>>>
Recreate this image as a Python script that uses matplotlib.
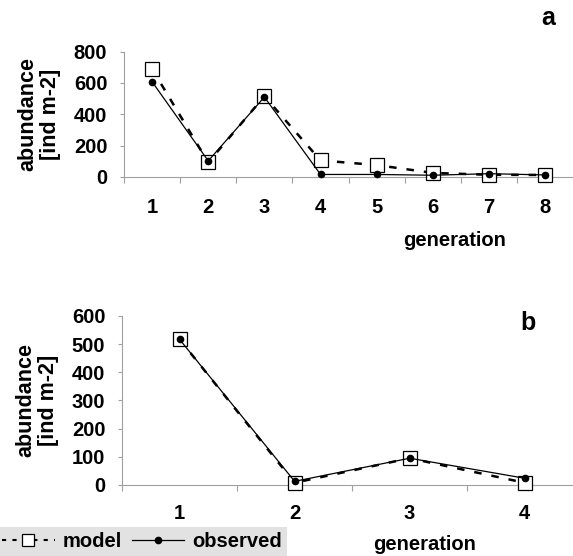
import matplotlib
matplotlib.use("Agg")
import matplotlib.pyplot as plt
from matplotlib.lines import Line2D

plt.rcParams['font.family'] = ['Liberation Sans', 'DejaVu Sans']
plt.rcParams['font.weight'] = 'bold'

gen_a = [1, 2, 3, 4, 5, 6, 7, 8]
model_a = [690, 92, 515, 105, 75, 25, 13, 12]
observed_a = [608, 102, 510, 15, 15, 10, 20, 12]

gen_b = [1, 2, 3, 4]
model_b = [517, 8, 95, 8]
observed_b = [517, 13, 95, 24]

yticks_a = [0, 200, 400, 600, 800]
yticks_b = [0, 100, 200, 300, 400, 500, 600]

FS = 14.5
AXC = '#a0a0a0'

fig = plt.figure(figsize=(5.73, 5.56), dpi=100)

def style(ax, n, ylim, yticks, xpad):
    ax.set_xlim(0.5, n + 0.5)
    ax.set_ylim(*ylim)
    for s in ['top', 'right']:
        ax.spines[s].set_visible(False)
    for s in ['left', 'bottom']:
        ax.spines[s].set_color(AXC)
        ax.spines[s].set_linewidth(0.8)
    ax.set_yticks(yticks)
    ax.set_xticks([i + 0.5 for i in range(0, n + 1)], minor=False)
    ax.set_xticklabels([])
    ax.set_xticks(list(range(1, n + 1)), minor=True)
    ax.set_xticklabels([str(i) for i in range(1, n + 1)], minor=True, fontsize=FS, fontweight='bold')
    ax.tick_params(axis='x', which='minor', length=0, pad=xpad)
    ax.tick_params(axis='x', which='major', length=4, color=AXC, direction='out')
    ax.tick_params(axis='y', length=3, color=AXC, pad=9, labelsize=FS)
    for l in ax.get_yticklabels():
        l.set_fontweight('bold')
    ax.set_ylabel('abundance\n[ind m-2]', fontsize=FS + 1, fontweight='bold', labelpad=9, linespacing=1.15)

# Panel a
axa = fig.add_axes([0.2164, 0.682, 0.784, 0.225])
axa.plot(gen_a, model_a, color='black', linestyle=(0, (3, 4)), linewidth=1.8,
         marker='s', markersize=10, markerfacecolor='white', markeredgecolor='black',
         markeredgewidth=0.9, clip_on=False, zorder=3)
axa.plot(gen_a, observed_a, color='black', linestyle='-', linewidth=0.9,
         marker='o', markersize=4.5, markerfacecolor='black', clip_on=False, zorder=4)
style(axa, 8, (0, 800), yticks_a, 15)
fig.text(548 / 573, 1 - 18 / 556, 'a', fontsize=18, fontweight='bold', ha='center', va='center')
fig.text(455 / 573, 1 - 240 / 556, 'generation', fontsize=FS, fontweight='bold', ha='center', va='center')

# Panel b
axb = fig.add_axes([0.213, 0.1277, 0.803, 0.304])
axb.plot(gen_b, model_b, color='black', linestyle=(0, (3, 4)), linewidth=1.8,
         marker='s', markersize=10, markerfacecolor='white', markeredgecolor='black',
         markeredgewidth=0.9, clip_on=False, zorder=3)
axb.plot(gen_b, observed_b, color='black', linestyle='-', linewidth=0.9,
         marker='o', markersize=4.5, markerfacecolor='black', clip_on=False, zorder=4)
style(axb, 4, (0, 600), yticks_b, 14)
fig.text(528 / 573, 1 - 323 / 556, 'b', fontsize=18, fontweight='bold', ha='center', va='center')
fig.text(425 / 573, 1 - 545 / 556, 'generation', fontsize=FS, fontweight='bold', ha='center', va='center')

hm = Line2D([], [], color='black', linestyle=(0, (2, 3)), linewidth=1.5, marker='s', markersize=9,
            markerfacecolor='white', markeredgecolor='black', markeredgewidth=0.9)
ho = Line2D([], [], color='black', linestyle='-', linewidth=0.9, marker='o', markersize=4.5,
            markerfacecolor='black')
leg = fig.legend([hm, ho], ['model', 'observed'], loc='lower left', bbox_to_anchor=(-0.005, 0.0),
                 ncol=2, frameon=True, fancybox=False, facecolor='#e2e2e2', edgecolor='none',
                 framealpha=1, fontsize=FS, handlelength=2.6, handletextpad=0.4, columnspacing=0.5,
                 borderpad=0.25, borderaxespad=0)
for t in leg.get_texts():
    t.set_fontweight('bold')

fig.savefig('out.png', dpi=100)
<<<
Copy each line of the preceding data that contains the string "matplotlib".

Recreate this image as a Python script that uses matplotlib.
import matplotlib
matplotlib.use("Agg")
import matplotlib.pyplot as plt
from matplotlib.lines import Line2D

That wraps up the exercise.